In case our anticipated expectations are not fulfilled because we are confronted with other behaviour than expected we are at best irritated. In the worst case, the situation can quickly become problematic and it can be perceived as highly unpleasant. (Tiittula (1999))
Definition Of Culture
How can “culture” be defined? The answer to this question is not that easy since the term describes complex coherencies. This becomes apparent when dealing with culture in different subject areas. Depending on the topic that “culture“ is linked to a different definition will apply.
When talking about international collaboration the following explanations are recognized as established and helpful:
“Our own culture is like water to a fish. It sustains us. We live and breathe through it.” (Fons Trompenaars: Riding the Waves of Culture: Understanding Cultural Diversity in Business, 1993)
“Culture is not something visible but the invisible bond that holds everything together.” (Joseph Joubert, 1754 – 1824)
“Culture is the collective programming of the mind which distinguishes the members of one category of people from another.” (G. Hofstede, National cultures and corporate cultures, 1984)
“Culture can be understood as a complex system of guidelines for groups, organizations or societies.” (Alexander Thomas, 2013)
Looking at these explanations or definitions of culture it becomes clear that in an intercultural context the term “culture” comprises many different aspects such as:
- Perception of space and behaviour regarding space
- Communication and language
- Clothes and appearance
- Food and eating habits
- Time and sense of time
- Relationships (friends, colleagues)
- Values and norms
- Opinions and attitudes (animal protection, illness, etc.)
- Mental processes and learning (perceiving, thinking)
- Work habits and labour practices
- And many more
(Based on Harris/Moran: Managing Cultural Differences and “going international”)
The diversity of all these aspects shows the complexity of the topic. At the same time, if you have a closer look you will notice that the mentioned points cannot necessarily be located all on one level. In fact, some of them such as values, norms and emotions seem to go much deeper than e. g. clothes and appearance which can be perceived immediately.
One way to show these different levels and to explain “how culture works” is the iceberg model. Imagine a big, white and shiny iceberg in the middle of the blue ocean! Did you know how much you really see when looking at it? Just ten percent! That’s right – 90 percent of an iceberg are usually below the surface of the water.
And when dealing with culture things are actually quite the same. There are things above the surface of the water that are easy to notice. And then there are things that you don’t notice because they are under the surface.
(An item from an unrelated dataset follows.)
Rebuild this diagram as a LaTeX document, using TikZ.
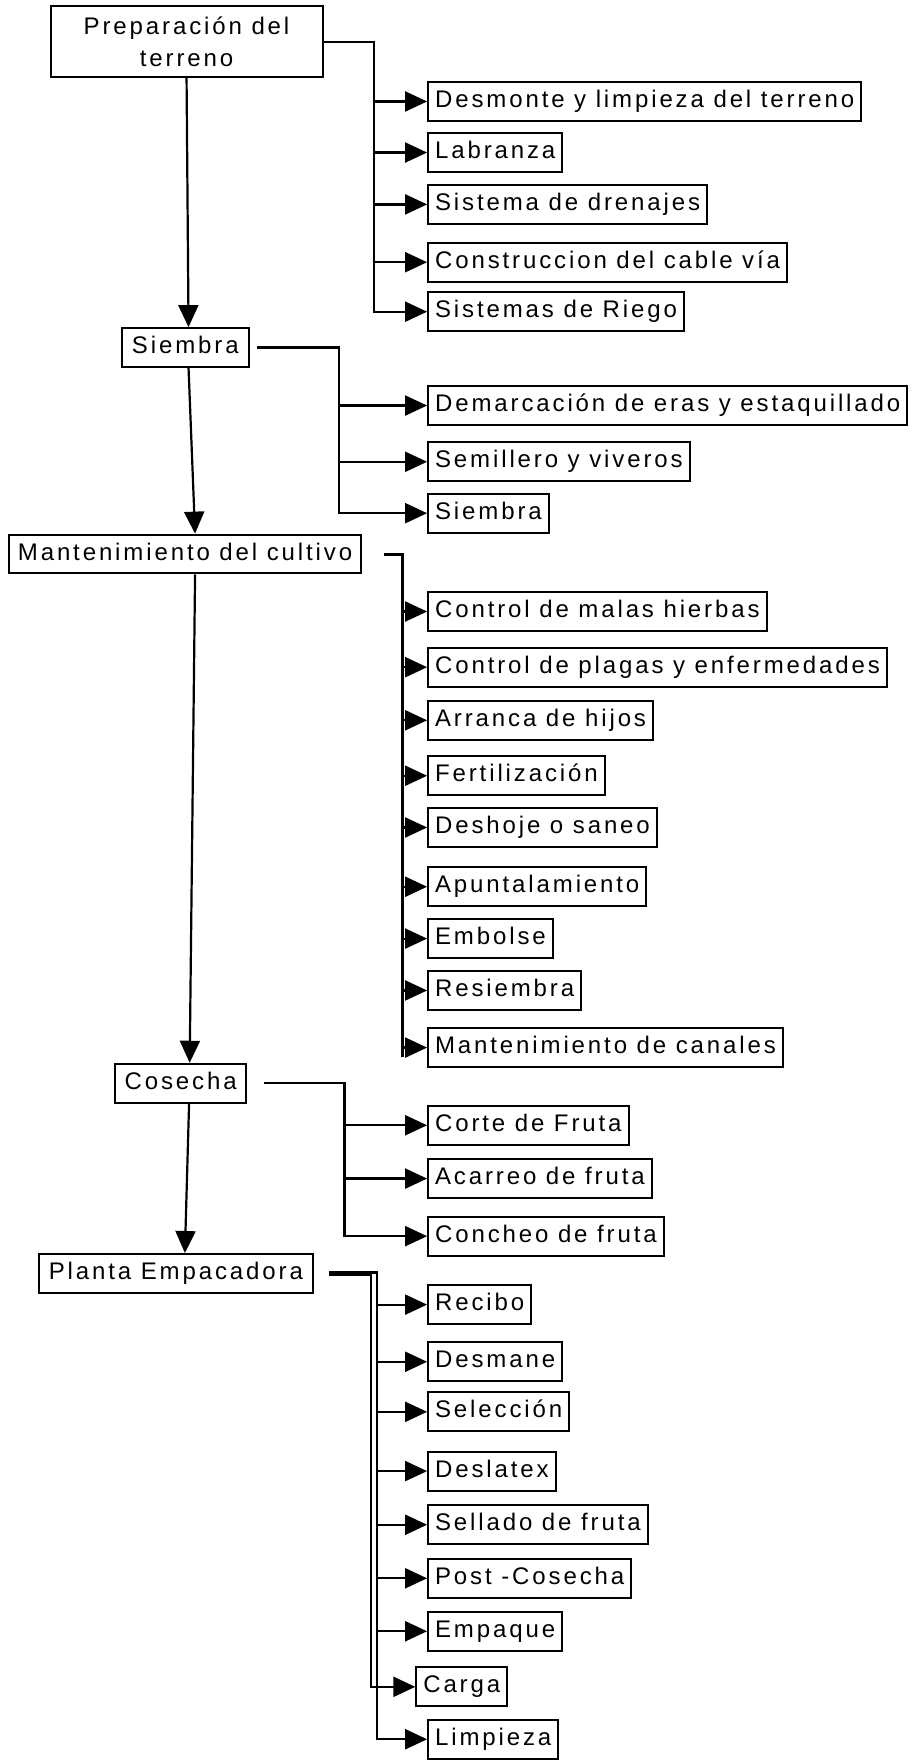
\documentclass[tikz,border=0pt]{standalone}
\usepackage{fontspec}
\setmainfont{Liberation Sans}[LetterSpace=12]
\usetikzlibrary{arrows.meta}

\begin{document}
\begin{tikzpicture}[x=0.561pt,y=-0.561pt,
    every node/.style={font=\fontsize{12}{16}\selectfont},
    caja/.style={draw,line width=1pt,inner xsep=3.5pt,inner ysep=0pt,minimum height=19.4pt,text height=9pt,text depth=3pt,anchor=west},
    etapa/.style={caja},
    flecha/.style={-{Triangle[length=11pt,width=10pt]},line width=1.1pt}]
  \useasboundingbox (0,0) rectangle (812,1568);
  \node[draw,line width=1pt,align=center,minimum width=136pt,minimum height=35.2pt,anchor=north west] (prep) at (44.1,4.8) {Preparación del\\terreno};
  \node[etapa,minimum width=63.2pt] (siembra) at (107.9,309.6) {Siembra};
  \node[etapa,minimum width=175.8pt] (mant) at (7.3,493.6) {Mantenimiento del cultivo};
  \node[etapa,minimum width=65.5pt] (cosecha) at (101.7,965) {Cosecha};
  \node[etapa,minimum width=137pt] (planta) at (33.7,1134.5) {Planta Empacadora};
  \draw[flecha] (prep.south) -- ([xshift=1.6pt]siembra.north);
  \draw[flecha] ([xshift=1.6pt]siembra.south) -- ([xshift=5pt]mant.north);
  \draw[flecha] ([xshift=5pt]mant.south) -- ([xshift=4.5pt]cosecha.north);
  \draw[flecha] ([xshift=4.2pt]cosecha.south) -- ([xshift=4.5pt]planta.north);

  \node[caja] (desmonte) at (380.5,90.4) {Desmonte y limpieza del terreno};
  \node[caja] (labranza) at (380.5,135.9) {Labranza};
  \node[caja] (drenajes) at (380.5,182.1) {Sistema de drenajes};
  \node[caja] (cable) at (380.5,233.6) {Construccion del cable vía};
  \node[caja] (riego) at (380.5,277.7) {Sistemas de Riego};
  \coordinate (b1) at (333,0);
  \draw[flecha] (prep.east) -| (b1 |- riego) -- (riego);
  \draw[flecha] (b1 |- desmonte) -- (desmonte);
  \draw[flecha] (b1 |- labranza) -- (labranza);
  \draw[flecha] (b1 |- drenajes) -- (drenajes);
  \draw[flecha] (b1 |- cable) -- (cable);

  \node[caja] (demarcacion) at (380.5,361.3) {Demarcación de eras y estaquillado};
  \node[caja] (semillero) at (380.5,411.4) {Semillero y viveros};
  \node[caja] (siembrab) at (380.5,457.2) {Siembra};
  \coordinate (b2) at (302,0);
  \draw[flecha,shorten <=3.7pt] (siembra.east) -| (b2 |- siembrab) -- (siembrab);
  \draw[flecha] (b2 |- demarcacion) -- (demarcacion);
  \draw[flecha] (b2 |- semillero) -- (semillero);

  \node[caja] (malas) at (380.5,544.8) {Control de malas hierbas};
  \node[caja] (plagas) at (380.5,594.4) {Control de plagas y enfermedades};
  \node[caja] (arranca) at (380.5,641.7) {Arranca de hijos};
  \node[caja] (fertil) at (380.5,691.1) {Fertilización};
  \node[caja] (deshoje) at (380.5,737.2) {Deshoje o saneo};
  \node[caja] (apunta) at (380.5,790) {Apuntalamiento};
  \node[caja] (embolse) at (380.5,836.2) {Embolse};
  \node[caja] (resiembra) at (380.5,882.4) {Resiembra};
  \node[caja] (canales) at (380.5,933.3) {Mantenimiento de canales};
  \coordinate (b3) at (359,0);
  \draw[line width=1.5pt,shorten <=11pt] (mant.east) -| ([yshift=-4.5pt]b3 |- canales);
  \draw[flecha] (b3 |- malas) -- (malas);
  \draw[flecha] (b3 |- plagas) -- (plagas);
  \draw[flecha] (b3 |- arranca) -- (arranca);
  \draw[flecha] (b3 |- fertil) -- (fertil);
  \draw[flecha] (b3 |- deshoje) -- (deshoje);
  \draw[flecha] (b3 |- apunta) -- (apunta);
  \draw[flecha] (b3 |- embolse) -- (embolse);
  \draw[flecha] (b3 |- resiembra) -- (resiembra);
  \draw[flecha] (b3 |- canales) -- (canales);

  \node[caja] (corte) at (380.5,1002.5) {Corte de Fruta};
  \node[caja] (acarreo) at (380.5,1050) {Acarreo de fruta};
  \node[caja] (concheo) at (380.5,1101.3) {Concheo de fruta};
  \coordinate (b4) at (307,0);
  \draw[flecha,shorten <=8.4pt] (cosecha.east) -| (b4 |- concheo) -- (concheo);
  \draw[flecha] (b4 |- corte) -- (corte);
  \draw[flecha] (b4 |- acarreo) -- (acarreo);

  \node[caja] (recibo) at (380.5,1162.3) {Recibo};
  \node[caja] (desmane) at (380.5,1213.2) {Desmane};
  \node[caja] (seleccion) at (380.5,1257.8) {Selección};
  \node[caja] (deslatex) at (380.5,1310.6) {Deslatex};
  \node[caja] (sellado) at (380.5,1358.4) {Sellado de fruta};
  \node[caja] (post) at (380.5,1406.1) {Post -Cosecha};
  \node[caja] (empaque) at (380.5,1453.3) {Empaque};
  \node[caja] (carga) at (370,1502.8) {Carga};
  \node[caja] (limpieza) at (380.5,1549.5) {Limpieza};
  \coordinate (b5) at (330.5,0);
  \coordinate (b6) at (335.7,0);
  \draw[flecha,shorten <=7.6pt] ([yshift=-0.5pt]planta.east) -| (b5 |- carga) -- (carga);
  \draw[flecha,shorten <=7.6pt] ([yshift=0.5pt]planta.east) -| (b6 |- limpieza) -- (limpieza);
  \draw[flecha] (b6 |- recibo) -- (recibo);
  \draw[flecha] (b6 |- desmane) -- (desmane);
  \draw[flecha] (b6 |- seleccion) -- (seleccion);
  \draw[flecha] (b6 |- deslatex) -- (deslatex);
  \draw[flecha] (b6 |- sellado) -- (sellado);
  \draw[flecha] (b6 |- post) -- (post);
  \draw[flecha] (b6 |- empaque) -- (empaque);
\end{tikzpicture}
\end{document}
But what is it that is located above the water? Above the surface are the things that you can see apparently when looking at a culture: Things like buildings, clothing, food, customs and behaviour patterns. This is what can be called explicit culture.
Below the surface of the water is everything that you don’t recognize immediately even though they make up the basis of what you see above the surface: values, norms, assumptions, attitudes etc.
Values And Norms
Since assumptions and attitudes are more or less self-explanatory let’s have a closer look at the terms “values” and “norms”: Values represent what is desired or favoured in society. Thus values give a guideline for what can be considered good and bad in a culture. Norms on the other hand represent explicit rules – for example, laws. They also stand for implicit rules, meaning something that we commonly describe as “unwritten laws”. Norms give answers to the question of right and wrong.
The deeper we dig into the iceberg the closer we get to the core of a culture. And this core we usually don’t even recognize in our own culture since for us it is there as a matter of course. This is what can be called implicit culture.
Although the iceberg model is very suitable, it is at the same time a bit insufficient. One aspect that is not covered by the image, is the fact that cultures are “fuzzy”. This means that all of us are part of different cultures (e.g. corporations, departments, families, sports clubs etc.) – we are aware that these cultures sometimes overlap and that they are ambiguous and frayed. This is why we also talk about the fuzziness of cultures and we always ought to bear this aspect in mind when we describe cultures. The good thing is that we already have all the necessary attributes to move about naturally between different cultures. Still, it is useful to acquire the additional knowledge that we need to deliberately explore other cultures.
What Happens When Cultures Collide?
The iceberg image is no longer suitable when people from different cultures meet – something exciting happens: something new emerges, a third aspect comes into play that is neither identically equal to the one nor the other culture. The involved parties no longer act the way they would in their own cultural context. This leads to a great opportunity: it is possible to find a mutual way to collaborate that lies both beyond one’s own and the other persons’ possibilities.
Culture In Business
In business, we are aware of the fact that culturally heterogeneous teams at first tend to deliver poorer achievements than homogeneous teams. Yet, once they reach a certain level of intercultural synergy, they do hold the potential to deliver considerably better achievements than homogeneous teams once.
To reach this intercultural synergy, it is of course necessary to put energy (usually simply in terms of time) into the system – an aspect that should one always bear in mind when putting together an intercultural team or when working in one.
- Culture is made up of several levels, some of them are instantly visible, others need to be made accessible first.
- The main challenge when collaborating with people from other cultures often lies in the invisible (the deeper) levels of culture.
- The level regarding values and norms is the one that forms our behaviour.
- Different cultures are not only linked to nations but also to regional differen
ces, corporate culture and other subcultures.
- In order to reach a synergy of cultures it is necessary to deal with one’s own and with other cultures and as a result find a mutual way to a successful collaboration.